→ **Exercise brief**
Return the material exactly, first line through the line containing "let yTicks = [0, 5, 10, 15, 20];", and nothing more. Pictures stay out.

→ **Extracted entries**
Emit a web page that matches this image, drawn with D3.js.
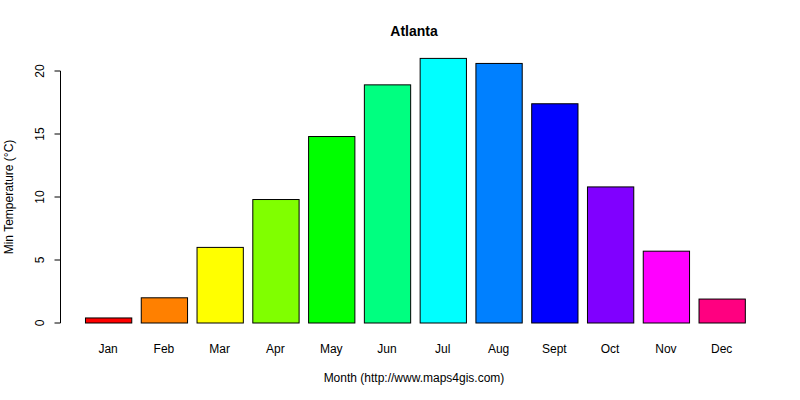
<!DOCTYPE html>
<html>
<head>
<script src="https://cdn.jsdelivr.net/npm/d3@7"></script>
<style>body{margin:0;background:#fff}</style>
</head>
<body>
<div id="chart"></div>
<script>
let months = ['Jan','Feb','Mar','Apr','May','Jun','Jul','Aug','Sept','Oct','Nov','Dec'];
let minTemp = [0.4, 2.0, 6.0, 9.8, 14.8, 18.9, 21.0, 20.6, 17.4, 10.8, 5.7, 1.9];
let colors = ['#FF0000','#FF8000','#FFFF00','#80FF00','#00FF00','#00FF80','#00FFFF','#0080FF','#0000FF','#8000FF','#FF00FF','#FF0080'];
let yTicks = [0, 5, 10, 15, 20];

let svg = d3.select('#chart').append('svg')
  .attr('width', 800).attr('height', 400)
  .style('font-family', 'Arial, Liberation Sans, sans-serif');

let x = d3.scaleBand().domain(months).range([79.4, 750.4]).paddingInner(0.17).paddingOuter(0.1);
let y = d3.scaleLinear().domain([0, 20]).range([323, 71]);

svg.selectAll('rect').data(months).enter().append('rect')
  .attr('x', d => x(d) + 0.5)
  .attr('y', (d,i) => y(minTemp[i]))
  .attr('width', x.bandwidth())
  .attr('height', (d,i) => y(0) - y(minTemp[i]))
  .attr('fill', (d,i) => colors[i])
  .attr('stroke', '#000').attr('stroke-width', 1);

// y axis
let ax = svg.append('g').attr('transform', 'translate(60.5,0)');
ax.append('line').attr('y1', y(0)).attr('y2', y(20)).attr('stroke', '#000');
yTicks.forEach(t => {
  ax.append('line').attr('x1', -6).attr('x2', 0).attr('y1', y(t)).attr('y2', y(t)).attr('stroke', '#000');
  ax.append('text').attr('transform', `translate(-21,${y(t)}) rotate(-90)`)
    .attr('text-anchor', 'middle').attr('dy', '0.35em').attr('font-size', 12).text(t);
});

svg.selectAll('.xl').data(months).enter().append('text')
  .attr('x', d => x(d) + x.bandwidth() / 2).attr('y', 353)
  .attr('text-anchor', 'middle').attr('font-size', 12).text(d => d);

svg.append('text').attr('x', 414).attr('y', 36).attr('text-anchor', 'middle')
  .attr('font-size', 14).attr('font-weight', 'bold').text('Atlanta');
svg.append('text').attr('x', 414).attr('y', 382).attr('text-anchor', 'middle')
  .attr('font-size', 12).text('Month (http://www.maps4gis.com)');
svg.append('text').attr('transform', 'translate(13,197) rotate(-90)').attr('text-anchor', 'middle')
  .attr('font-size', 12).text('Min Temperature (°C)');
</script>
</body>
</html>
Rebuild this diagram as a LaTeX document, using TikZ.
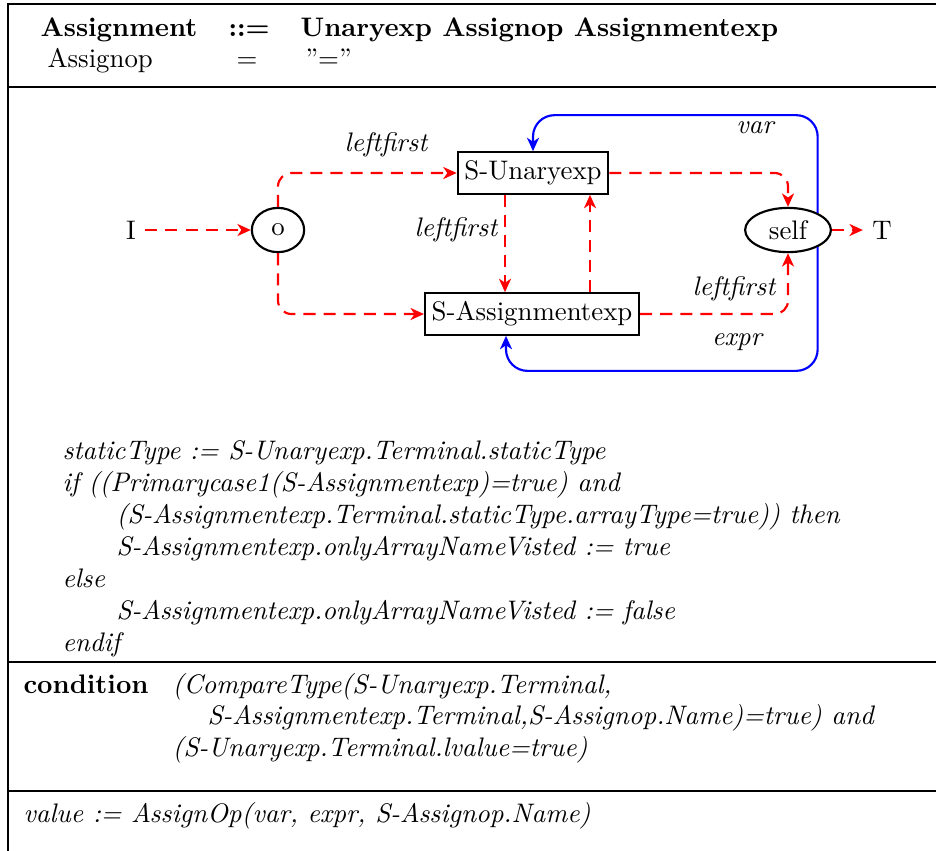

→ **Response to the task**
Emit a web page that matches this image, drawn with D3.js.
<!DOCTYPE html>
<html>
<head>
<script src="https://cdn.jsdelivr.net/npm/d3@7"></script>
<style>body{margin:0;background:#fff}</style>
</head>
<body>
<div id="chart"></div>
<script>
let months = ['Jan','Feb','Mar','Apr','May','Jun','Jul','Aug','Sept','Oct','Nov','Dec'];
let minTemp = [0.4, 2.0, 6.0, 9.8, 14.8, 18.9, 21.0, 20.6, 17.4, 10.8, 5.7, 1.9];
let colors = ['#FF0000','#FF8000','#FFFF00','#80FF00','#00FF00','#00FF80','#00FFFF','#0080FF','#0000FF','#8000FF','#FF00FF','#FF0080'];
let yTicks = [0, 5, 10, 15, 20];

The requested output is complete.